◆ WORK TO BE COMPLETED:
Word for word, print each line of the listing below; pictures stay out.
==*==
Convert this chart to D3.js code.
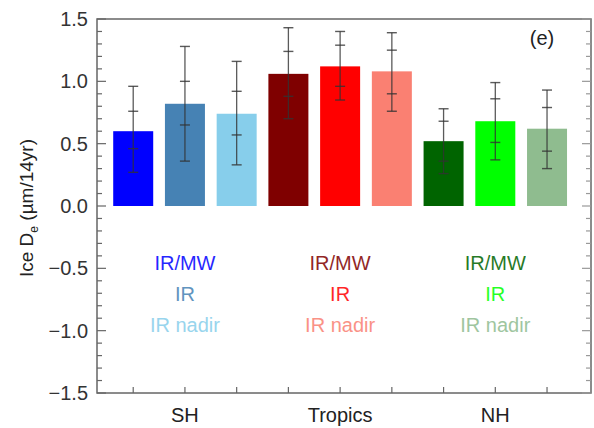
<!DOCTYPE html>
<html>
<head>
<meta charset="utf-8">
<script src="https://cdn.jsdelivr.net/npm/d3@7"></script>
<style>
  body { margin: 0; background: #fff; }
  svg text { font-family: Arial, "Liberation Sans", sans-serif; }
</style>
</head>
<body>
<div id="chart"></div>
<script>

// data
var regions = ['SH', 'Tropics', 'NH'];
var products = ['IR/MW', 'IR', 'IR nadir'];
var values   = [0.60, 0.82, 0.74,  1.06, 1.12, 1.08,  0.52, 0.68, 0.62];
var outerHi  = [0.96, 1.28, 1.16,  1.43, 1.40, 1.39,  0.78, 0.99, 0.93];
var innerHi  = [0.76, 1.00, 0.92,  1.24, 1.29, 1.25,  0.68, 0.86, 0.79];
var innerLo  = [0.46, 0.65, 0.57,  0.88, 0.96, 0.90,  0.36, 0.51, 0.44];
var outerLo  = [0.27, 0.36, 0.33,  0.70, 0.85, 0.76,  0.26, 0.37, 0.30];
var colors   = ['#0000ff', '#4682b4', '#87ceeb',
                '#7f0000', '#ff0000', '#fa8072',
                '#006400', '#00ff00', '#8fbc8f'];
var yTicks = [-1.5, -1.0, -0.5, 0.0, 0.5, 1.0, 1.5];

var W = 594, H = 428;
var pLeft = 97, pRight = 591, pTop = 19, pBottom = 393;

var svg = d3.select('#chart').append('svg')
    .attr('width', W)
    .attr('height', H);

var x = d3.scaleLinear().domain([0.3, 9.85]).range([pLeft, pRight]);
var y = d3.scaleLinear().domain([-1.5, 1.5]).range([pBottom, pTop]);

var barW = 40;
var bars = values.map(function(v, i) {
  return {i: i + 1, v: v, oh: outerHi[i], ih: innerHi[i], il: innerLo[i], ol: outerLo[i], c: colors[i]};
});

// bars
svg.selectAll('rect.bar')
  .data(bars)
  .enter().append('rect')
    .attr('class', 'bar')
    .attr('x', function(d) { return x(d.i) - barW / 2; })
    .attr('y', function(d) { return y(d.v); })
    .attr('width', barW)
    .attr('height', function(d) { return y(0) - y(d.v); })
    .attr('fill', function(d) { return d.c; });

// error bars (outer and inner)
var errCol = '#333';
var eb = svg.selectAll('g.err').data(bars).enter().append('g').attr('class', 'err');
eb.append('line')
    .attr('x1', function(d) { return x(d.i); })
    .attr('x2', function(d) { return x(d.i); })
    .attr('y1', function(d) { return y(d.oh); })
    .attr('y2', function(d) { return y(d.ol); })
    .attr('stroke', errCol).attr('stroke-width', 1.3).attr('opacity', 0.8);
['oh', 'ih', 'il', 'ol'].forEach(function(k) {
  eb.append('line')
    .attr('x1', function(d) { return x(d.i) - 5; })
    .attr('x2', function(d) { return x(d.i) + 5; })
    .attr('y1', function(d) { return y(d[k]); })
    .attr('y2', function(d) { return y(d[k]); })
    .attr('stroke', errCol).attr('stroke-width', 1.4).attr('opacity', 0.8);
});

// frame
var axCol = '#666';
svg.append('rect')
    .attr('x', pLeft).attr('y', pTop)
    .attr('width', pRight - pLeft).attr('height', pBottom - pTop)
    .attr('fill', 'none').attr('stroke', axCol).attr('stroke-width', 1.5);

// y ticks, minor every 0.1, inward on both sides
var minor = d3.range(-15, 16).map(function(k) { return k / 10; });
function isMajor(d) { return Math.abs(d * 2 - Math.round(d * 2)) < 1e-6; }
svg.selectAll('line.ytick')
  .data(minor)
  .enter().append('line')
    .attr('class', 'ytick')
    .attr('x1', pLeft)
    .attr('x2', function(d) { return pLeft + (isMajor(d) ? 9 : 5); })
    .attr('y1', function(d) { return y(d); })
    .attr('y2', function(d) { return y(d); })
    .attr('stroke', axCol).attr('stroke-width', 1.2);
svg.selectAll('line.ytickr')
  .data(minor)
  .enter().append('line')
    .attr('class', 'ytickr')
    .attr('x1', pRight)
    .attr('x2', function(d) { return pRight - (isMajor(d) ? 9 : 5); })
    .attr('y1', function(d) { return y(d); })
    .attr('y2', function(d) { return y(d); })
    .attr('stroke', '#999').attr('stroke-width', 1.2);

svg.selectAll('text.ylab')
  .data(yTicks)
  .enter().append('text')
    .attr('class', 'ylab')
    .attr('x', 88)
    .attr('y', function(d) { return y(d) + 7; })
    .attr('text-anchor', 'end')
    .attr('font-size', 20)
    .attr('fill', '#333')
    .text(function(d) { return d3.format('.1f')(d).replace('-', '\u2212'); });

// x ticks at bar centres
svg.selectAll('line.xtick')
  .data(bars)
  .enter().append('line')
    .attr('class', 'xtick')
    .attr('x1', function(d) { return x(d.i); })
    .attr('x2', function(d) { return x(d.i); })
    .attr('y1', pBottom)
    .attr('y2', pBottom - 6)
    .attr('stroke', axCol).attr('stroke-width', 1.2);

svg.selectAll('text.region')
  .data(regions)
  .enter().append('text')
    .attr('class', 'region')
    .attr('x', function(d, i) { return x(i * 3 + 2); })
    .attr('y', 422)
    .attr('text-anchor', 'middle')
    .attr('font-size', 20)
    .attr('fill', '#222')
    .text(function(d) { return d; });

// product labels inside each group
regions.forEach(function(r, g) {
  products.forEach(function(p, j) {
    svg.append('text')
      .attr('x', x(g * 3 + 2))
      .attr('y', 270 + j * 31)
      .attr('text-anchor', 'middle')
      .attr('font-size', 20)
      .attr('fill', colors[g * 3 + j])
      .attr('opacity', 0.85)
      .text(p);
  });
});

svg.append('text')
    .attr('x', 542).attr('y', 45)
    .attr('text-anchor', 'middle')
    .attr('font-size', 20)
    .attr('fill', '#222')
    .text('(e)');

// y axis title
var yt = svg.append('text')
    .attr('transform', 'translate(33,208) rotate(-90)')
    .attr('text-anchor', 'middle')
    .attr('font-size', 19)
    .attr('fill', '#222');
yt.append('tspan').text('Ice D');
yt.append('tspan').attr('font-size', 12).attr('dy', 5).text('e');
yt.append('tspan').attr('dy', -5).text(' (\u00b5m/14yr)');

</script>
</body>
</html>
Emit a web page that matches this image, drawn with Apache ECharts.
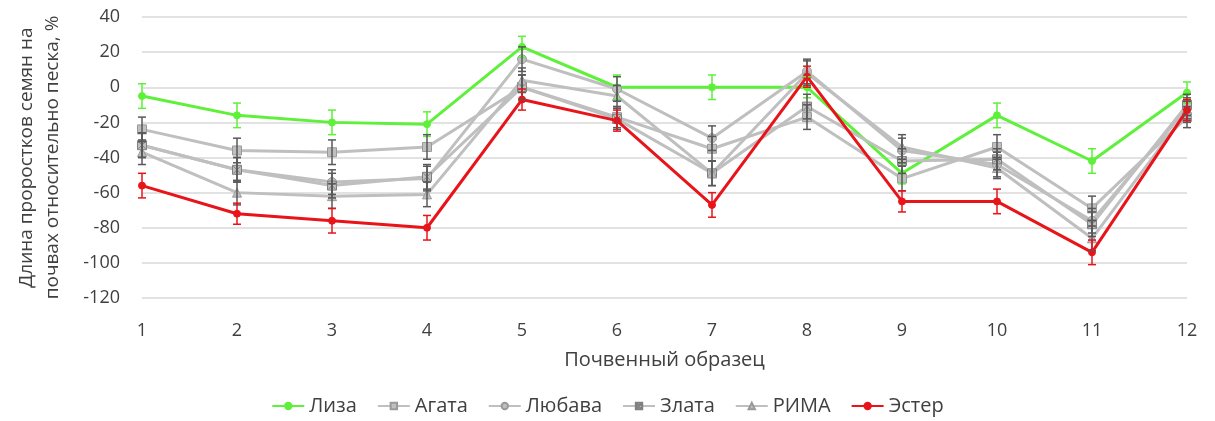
==*==
◆ THE COMPLETED TASK:
Convert this chart to D3.js code.
<!DOCTYPE html>
<html>
<head>
<meta charset="utf-8">
<script src="https://cdn.jsdelivr.net/npm/d3@7"></script>
<style>
  body { margin: 0; background: #fff; }
  svg text { font-family: Arial, "Liberation Sans", sans-serif; }
</style>
</head>
<body>
<div id="chart"></div>
<script>

// data
var regions = ['SH', 'Tropics', 'NH'];
var products = ['IR/MW', 'IR', 'IR nadir'];
var values   = [0.60, 0.82, 0.74,  1.06, 1.12, 1.08,  0.52, 0.68, 0.62];
var outerHi  = [0.96, 1.28, 1.16,  1.43, 1.40, 1.39,  0.78, 0.99, 0.93];
var innerHi  = [0.76, 1.00, 0.92,  1.24, 1.29, 1.25,  0.68, 0.86, 0.79];
var innerLo  = [0.46, 0.65, 0.57,  0.88, 0.96, 0.90,  0.36, 0.51, 0.44];
var outerLo  = [0.27, 0.36, 0.33,  0.70, 0.85, 0.76,  0.26, 0.37, 0.30];
var colors   = ['#0000ff', '#4682b4', '#87ceeb',
                '#7f0000', '#ff0000', '#fa8072',
                '#006400', '#00ff00', '#8fbc8f'];
var yTicks = [-1.5, -1.0, -0.5, 0.0, 0.5, 1.0, 1.5];

var W = 594, H = 428;
var pLeft = 97, pRight = 591, pTop = 19, pBottom = 393;

var svg = d3.select('#chart').append('svg')
    .attr('width', W)
    .attr('height', H);

var x = d3.scaleLinear().domain([0.3, 9.85]).range([pLeft, pRight]);
var y = d3.scaleLinear().domain([-1.5, 1.5]).range([pBottom, pTop]);

var barW = 40;
var bars = values.map(function(v, i) {
  return {i: i + 1, v: v, oh: outerHi[i], ih: innerHi[i], il: innerLo[i], ol: outerLo[i], c: colors[i]};
});

// bars
svg.selectAll('rect.bar')
  .data(bars)
  .enter().append('rect')
    .attr('class', 'bar')
    .attr('x', function(d) { return x(d.i) - barW / 2; })
    .attr('y', function(d) { return y(d.v); })
    .attr('width', barW)
    .attr('height', function(d) { return y(0) - y(d.v); })
    .attr('fill', function(d) { return d.c; });

// error bars (outer and inner)
var errCol = '#333';
var eb = svg.selectAll('g.err').data(bars).enter().append('g').attr('class', 'err');
eb.append('line')
    .attr('x1', function(d) { return x(d.i); })
    .attr('x2', function(d) { return x(d.i); })
    .attr('y1', function(d) { return y(d.oh); })
    .attr('y2', function(d) { return y(d.ol); })
    .attr('stroke', errCol).attr('stroke-width', 1.3).attr('opacity', 0.8);
['oh', 'ih', 'il', 'ol'].forEach(function(k) {
  eb.append('line')
    .attr('x1', function(d) { return x(d.i) - 5; })
    .attr('x2', function(d) { return x(d.i) + 5; })
    .attr('y1', function(d) { return y(d[k]); })
    .attr('y2', function(d) { return y(d[k]); })
    .attr('stroke', errCol).attr('stroke-width', 1.4).attr('opacity', 0.8);
});

// frame
var axCol = '#666';
svg.append('rect')
    .attr('x', pLeft).attr('y', pTop)
    .attr('width', pRight - pLeft).attr('height', pBottom - pTop)
    .attr('fill', 'none').attr('stroke', axCol).attr('stroke-width', 1.5);

// y ticks, minor every 0.1, inward on both sides
var minor = d3.range(-15, 16).map(function(k) { return k / 10; });
function isMajor(d) { return Math.abs(d * 2 - Math.round(d * 2)) < 1e-6; }
svg.selectAll('line.ytick')
  .data(minor)
  .enter().append('line')
    .attr('class', 'ytick')
    .attr('x1', pLeft)
    .attr('x2', function(d) { return pLeft + (isMajor(d) ? 9 : 5); })
    .attr('y1', function(d) { return y(d); })
    .attr('y2', function(d) { return y(d); })
    .attr('stroke', axCol).attr('stroke-width', 1.2);
svg.selectAll('line.ytickr')
  .data(minor)
  .enter().append('line')
    .attr('class', 'ytickr')
    .attr('x1', pRight)
    .attr('x2', function(d) { return pRight - (isMajor(d) ? 9 : 5); })
    .attr('y1', function(d) { return y(d); })
    .attr('y2', function(d) { return y(d); })
    .attr('stroke', '#999').attr('stroke-width', 1.2);

svg.selectAll('text.ylab')
  .data(yTicks)
  .enter().append('text')
    .attr('class', 'ylab')
    .attr('x', 88)
    .attr('y', function(d) { return y(d) + 7; })
    .attr('text-anchor', 'end')
    .attr('font-size', 20)
    .attr('fill', '#333')
    .text(function(d) { return d3.format('.1f')(d).replace('-', '\u2212'); });

// x ticks at bar centres
svg.selectAll('line.xtick')
  .data(bars)
  .enter().append('line')
    .attr('class', 'xtick')
    .attr('x1', function(d) { return x(d.i); })
    .attr('x2', function(d) { return x(d.i); })
    .attr('y1', pBottom)
    .attr('y2', pBottom - 6)
    .attr('stroke', axCol).attr('stroke-width', 1.2);

svg.selectAll('text.region')
  .data(regions)
  .enter().append('text')
    .attr('class', 'region')
    .attr('x', function(d, i) { return x(i * 3 + 2); })
    .attr('y', 422)
    .attr('text-anchor', 'middle')
    .attr('font-size', 20)
    .attr('fill', '#222')
    .text(function(d) { return d; });

// product labels inside each group
regions.forEach(function(r, g) {
  products.forEach(function(p, j) {
    svg.append('text')
      .attr('x', x(g * 3 + 2))
      .attr('y', 270 + j * 31)
      .attr('text-anchor', 'middle')
      .attr('font-size', 20)
      .attr('fill', colors[g * 3 + j])
      .attr('opacity', 0.85)
      .text(p);
  });
});

svg.append('text')
    .attr('x', 542).attr('y', 45)
    .attr('text-anchor', 'middle')
    .attr('font-size', 20)
    .attr('fill', '#222')
    .text('(e)');

// y axis title
var yt = svg.append('text')
    .attr('transform', 'translate(33,208) rotate(-90)')
    .attr('text-anchor', 'middle')
    .attr('font-size', 19)
    .attr('fill', '#222');
yt.append('tspan').text('Ice D');
yt.append('tspan').attr('font-size', 12).attr('dy', 5).text('e');
yt.append('tspan').attr('dy', -5).text(' (\u00b5m/14yr)');

</script>
</body>
</html>
Emit a web page that matches this image, drawn with Apache ECharts.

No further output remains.